I am no expert and my logic is simple here - if the process works for wines, then it should work for anything - including beers.
I sanitize bucket and tools with potassium pyrosulfite solution.
- I use universal wine yeast (with killer factor), which can ferment in 15-35 celsius degrees (59-95 fahrenheit) - I used this because I can't control temperature in almost any way (I suspect this as one of the reasons of bad taste - bad still... wines are good)
- wort and hops boiled for an hour as normal, tasting good, cooled down immediately to about 25C deegres (77F), trying not spoil it, I use termometer constantly, but sanitize it anytime I sink it down to the wort of course
- flushed the chilled wort it into sanitized bucket, added yeast (amount was lower limit of suggested per volume)
The bucket I use have a bubbler and a tap.
For first few days smelled nice from the bubbler, though later the smell went to less pleasant.
Since I have a tap I taste it regularly (as I do with my wines) to check if it's ok.
I stopped noticing bubbling after about one week, about this time it tasted like raw waffles.. really, but it was fine- not unpleasant.. fine.
I waited another week as generally adviced.
After two weeks of fermentation I tasted it - it was not as good, just a little drinkable, can't really finish small glass of it.. sure it still needs at least two weeks of carbonation, but it has this bad smell and taste to it - it's not as bad like in really spoiled bevereges, bit still I can't drink it. Not sour, but ugh...
However, when I opened the bucket's lid the smell was really nice - like in a normal good craft beer, one good thing in all of this... strange,
maybe the good acumulated in air and the bad in beer, I don't know.
From all of beer odors I found when searching the most fitting is the rotten eggs or turtle-baby-farts odor (who invented this name... don't ask me)
From many articles I found on beer odors, I found a section telling
If your homebrew smells like eggs, it’s likely because of hydrogen sulfide gas. Hydrogen sulfide is a byproduct from active fermentation, often produced during the process of yeast processing the sulf from kilned malts and hops. This gas is often described as having the scent of rotten eggs or sulfur.https://hopstersbrew.com/identify-prevent-off-flavors-smells-in-homebrew-beer/
So I believe the challenge lies in fermenting malts and/with hops itself, and you have to be more rigourous than for other alcohol types,
so you don't produce hydrogen sulfide in your beers in huge amounts.

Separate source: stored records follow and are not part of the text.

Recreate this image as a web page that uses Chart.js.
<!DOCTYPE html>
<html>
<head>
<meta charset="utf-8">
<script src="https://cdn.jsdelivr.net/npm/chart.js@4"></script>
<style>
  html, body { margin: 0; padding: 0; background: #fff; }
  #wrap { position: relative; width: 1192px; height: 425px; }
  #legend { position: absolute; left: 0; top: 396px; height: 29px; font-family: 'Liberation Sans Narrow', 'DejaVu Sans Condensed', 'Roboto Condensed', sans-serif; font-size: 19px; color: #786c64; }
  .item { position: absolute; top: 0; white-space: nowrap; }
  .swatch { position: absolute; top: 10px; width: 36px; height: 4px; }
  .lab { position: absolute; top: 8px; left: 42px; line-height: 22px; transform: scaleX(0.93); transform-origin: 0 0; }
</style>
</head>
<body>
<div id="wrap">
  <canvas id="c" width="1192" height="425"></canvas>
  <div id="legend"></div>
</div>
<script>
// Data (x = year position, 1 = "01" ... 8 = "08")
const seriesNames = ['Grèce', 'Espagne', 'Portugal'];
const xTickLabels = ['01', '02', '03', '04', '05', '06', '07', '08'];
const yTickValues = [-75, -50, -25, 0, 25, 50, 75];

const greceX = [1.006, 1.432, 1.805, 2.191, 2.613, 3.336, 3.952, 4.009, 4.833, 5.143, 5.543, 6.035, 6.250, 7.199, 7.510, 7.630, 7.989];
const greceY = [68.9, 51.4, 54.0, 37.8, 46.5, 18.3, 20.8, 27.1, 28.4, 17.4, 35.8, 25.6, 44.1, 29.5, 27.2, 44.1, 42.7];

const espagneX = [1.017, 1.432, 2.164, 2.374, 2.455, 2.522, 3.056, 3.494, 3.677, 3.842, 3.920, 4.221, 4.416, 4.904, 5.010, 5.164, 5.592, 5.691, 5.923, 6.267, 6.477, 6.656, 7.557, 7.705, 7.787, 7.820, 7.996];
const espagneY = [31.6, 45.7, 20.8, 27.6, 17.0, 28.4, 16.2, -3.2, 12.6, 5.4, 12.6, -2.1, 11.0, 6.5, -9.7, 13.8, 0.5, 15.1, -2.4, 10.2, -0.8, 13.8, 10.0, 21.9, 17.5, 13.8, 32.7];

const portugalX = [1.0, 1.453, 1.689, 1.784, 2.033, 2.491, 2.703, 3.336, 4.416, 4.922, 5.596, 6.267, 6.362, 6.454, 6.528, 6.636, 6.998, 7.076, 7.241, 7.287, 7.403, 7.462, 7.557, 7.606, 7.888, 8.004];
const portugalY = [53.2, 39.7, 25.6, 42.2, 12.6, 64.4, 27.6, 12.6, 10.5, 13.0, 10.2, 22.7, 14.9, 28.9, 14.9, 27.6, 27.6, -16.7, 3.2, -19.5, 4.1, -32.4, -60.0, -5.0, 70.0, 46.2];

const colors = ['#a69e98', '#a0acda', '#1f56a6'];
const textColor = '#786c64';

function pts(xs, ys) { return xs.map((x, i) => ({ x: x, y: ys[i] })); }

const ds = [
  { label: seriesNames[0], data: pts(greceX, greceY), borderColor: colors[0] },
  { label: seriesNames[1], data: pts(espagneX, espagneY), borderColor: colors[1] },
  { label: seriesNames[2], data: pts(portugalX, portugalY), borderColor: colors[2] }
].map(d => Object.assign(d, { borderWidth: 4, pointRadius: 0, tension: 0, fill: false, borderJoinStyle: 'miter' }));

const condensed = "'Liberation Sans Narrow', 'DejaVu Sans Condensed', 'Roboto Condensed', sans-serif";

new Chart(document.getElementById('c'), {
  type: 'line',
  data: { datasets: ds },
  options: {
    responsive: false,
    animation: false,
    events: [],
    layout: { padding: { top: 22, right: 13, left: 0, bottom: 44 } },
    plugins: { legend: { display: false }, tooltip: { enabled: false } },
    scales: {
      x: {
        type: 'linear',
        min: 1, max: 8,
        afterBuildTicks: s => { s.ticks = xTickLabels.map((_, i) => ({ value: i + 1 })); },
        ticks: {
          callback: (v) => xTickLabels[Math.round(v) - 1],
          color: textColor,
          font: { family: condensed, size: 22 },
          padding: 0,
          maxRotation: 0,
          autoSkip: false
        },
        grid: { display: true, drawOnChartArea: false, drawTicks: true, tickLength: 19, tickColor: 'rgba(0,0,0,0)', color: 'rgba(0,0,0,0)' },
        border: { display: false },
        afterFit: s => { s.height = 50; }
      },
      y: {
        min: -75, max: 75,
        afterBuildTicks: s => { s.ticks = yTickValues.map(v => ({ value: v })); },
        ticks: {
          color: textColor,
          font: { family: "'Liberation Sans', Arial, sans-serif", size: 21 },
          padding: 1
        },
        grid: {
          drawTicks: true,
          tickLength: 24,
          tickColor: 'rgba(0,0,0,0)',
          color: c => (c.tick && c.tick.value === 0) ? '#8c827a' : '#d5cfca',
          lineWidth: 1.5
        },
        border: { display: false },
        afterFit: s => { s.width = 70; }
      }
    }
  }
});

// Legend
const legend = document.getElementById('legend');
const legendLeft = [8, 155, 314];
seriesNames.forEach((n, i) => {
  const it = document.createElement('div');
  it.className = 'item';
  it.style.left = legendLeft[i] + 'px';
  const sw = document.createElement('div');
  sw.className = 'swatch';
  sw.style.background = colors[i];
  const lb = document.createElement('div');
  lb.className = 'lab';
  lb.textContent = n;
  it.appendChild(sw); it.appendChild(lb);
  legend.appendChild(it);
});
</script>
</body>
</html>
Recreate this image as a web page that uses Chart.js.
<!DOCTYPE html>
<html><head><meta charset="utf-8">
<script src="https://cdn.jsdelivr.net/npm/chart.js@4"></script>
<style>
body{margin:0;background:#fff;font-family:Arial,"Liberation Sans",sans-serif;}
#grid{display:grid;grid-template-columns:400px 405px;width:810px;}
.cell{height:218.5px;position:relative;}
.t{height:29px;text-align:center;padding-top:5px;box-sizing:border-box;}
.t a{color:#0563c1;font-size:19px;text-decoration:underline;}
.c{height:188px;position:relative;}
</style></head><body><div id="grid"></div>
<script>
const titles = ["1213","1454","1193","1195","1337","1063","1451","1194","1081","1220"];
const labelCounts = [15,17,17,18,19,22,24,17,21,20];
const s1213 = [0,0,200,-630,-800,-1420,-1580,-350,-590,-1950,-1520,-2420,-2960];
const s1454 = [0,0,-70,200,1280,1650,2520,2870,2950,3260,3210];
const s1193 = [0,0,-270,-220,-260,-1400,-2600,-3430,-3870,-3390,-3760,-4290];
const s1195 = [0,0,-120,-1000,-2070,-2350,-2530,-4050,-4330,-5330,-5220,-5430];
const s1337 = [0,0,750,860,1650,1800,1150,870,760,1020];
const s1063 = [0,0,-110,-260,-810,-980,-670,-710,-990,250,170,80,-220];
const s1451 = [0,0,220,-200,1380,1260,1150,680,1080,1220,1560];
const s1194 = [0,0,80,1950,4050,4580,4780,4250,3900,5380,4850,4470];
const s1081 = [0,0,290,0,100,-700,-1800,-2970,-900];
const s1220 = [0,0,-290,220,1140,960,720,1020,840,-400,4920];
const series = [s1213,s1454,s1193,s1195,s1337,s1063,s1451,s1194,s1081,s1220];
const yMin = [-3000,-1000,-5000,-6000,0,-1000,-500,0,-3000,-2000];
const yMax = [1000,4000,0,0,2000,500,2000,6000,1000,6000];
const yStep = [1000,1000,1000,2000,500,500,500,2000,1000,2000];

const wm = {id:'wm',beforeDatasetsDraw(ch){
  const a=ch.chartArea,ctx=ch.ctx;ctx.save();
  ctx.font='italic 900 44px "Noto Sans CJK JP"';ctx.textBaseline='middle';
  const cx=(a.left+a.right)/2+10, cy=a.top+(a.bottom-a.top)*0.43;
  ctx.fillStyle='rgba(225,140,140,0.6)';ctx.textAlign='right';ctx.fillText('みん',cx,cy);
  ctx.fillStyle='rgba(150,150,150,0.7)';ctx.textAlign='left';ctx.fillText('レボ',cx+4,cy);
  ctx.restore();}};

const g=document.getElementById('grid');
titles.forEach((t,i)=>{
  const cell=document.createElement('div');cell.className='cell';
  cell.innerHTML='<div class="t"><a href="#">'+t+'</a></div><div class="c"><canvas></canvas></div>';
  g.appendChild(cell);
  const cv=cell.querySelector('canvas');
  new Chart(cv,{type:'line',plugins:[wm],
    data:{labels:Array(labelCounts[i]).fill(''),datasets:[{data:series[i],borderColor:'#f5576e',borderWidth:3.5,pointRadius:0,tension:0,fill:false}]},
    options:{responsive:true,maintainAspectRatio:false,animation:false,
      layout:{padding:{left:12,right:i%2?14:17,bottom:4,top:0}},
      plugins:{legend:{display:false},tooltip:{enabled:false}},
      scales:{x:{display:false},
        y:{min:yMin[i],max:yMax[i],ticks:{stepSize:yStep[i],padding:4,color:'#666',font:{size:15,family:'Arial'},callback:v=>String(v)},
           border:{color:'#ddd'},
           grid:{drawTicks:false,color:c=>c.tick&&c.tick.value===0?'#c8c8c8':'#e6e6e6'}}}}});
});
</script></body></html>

From what I've read here and everywhere else mistakes I made could be, from my perspective:
- Not using a proper brewing yeast for beers - but I can't believe you can't make drinkable thing out of any yeast, come on...

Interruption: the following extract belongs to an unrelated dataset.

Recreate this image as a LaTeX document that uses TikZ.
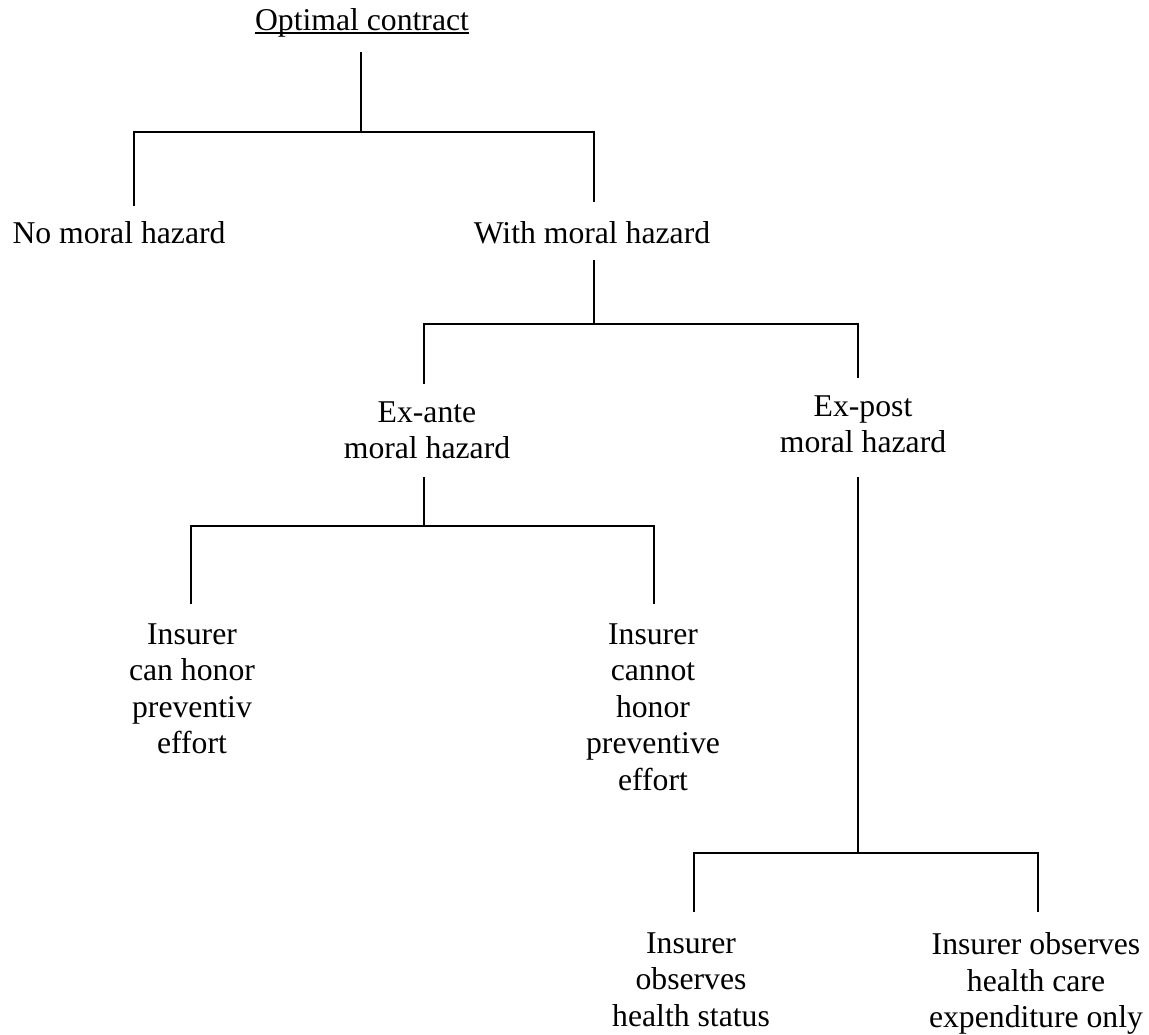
\documentclass[tikz,border=0pt]{standalone}
\usepackage{fontspec}
\setmainfont{Liberation Serif}
\begin{document}
\begin{tikzpicture}[x=0.5pt,y=-0.5pt,
  lbl/.style={inner sep=0pt, align=center, font=\fontsize{15.85pt}{18.3pt}\selectfont},
  conn/.style={line width=0.85pt}]
\useasboundingbox (0,0) rectangle (1149,1034);
% labels
\node[lbl, anchor=base] (title) at (362,30) {Optimal contract};
\draw[line width=0.6pt] ([yshift=-1.5pt]title.base west) -- ([yshift=-1.5pt]title.base east);
\node[lbl, anchor=base] (nomh) at (119,243) {No moral hazard};
\node[lbl, anchor=base] (withmh) at (592,243) {With moral hazard};
\node[lbl, anchor=north] (exante) at (427,401) {Ex-ante\\moral hazard};
\node[lbl, anchor=north] (expost) at (863,395) {Ex-post\\moral hazard};
\node[lbl, anchor=north] (can) at (192,623) {Insurer\\can honor\\preventiv\\effort};
\node[lbl, anchor=north] (cannot) at (653,623) {Insurer\\cannot\\honor\\preventive\\effort};
\node[lbl, anchor=north] (status) at (691,932) {Insurer\\observes\\health status};
\node[lbl, anchor=north] (expend) at (1036,932) {Insurer observes\\health care\\expenditure only};
% connector points
\coordinate (t0) at (361,52);   \coordinate (t1) at (361,132);
\coordinate (a0) at (134,132);  \coordinate (a1) at (134,206);
\coordinate (b0) at (594,132);  \coordinate (b1) at (594,202);
\coordinate (w0) at (594,260);  \coordinate (w1) at (594,324);
\coordinate (c0) at (424,324);  \coordinate (c1) at (424,384);
\coordinate (d0) at (858,324);  \coordinate (d1) at (858,378);
\coordinate (e0) at (424,477);  \coordinate (e1) at (424,526);
\coordinate (f0) at (191,526);  \coordinate (f1) at (191,604);
\coordinate (g0) at (654,526);  \coordinate (g1) at (654,604);
\coordinate (p0) at (858,477);  \coordinate (p1) at (858,853);
\coordinate (h0) at (694,853);  \coordinate (h1) at (694,912);
\coordinate (k0) at (1038,853); \coordinate (k1) at (1038,912);
% connectors
\draw[conn] (t0) -- (t1);
\draw[conn] (a1) -- (a0) -- (b0) -- (b1);
\draw[conn] (w0) -- (w1);
\draw[conn] (c1) -- (c0) -- (d0) -- (d1);
\draw[conn] (e0) -- (e1);
\draw[conn] (f1) -- (f0) -- (g0) -- (g1);
\draw[conn] (p0) -- (p1);
\draw[conn] (h1) -- (h0) -- (k0) -- (k1);
\end{tikzpicture}
\end{document}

- Not enough yeast used initially - next time I'll use the upper limit of suggested amount per volume
- Not added any additional yeast nutrients - although the yeast package already contained nutrients itself, does it make sense to add even more?
- Too high temperature of fermentation.. - well.. Kveiks can ferment in 25C-40C range(77F-104F) - will it make it worse? I'll try them next time, since it's only thing I have left besides the wine yeast.
So next time I'll try to add more and Kveik yeast.. more nutrient, and chill the wort properly - although kveiks needs at least 25C(77F) - so probably not much of a change here.
Well, is there even more advise you could give me here, beyond the one I gave to myself?
How does it look like in your case?
Also, I've seen this topic on the forum suggesting using for instance some copper wire plus flushing beer to get rid of this smell...https://www.homebrewersassociation.org/forum/index.php?topic=9514.0
Seems like too much hassle, I would love to prevent it in the first place...
maybe fermenting with the wire inside and shaking it often... will it harm the beer?
Or maybe too much or not enough time in the bucket (2 weeks is like average time, isn't it)?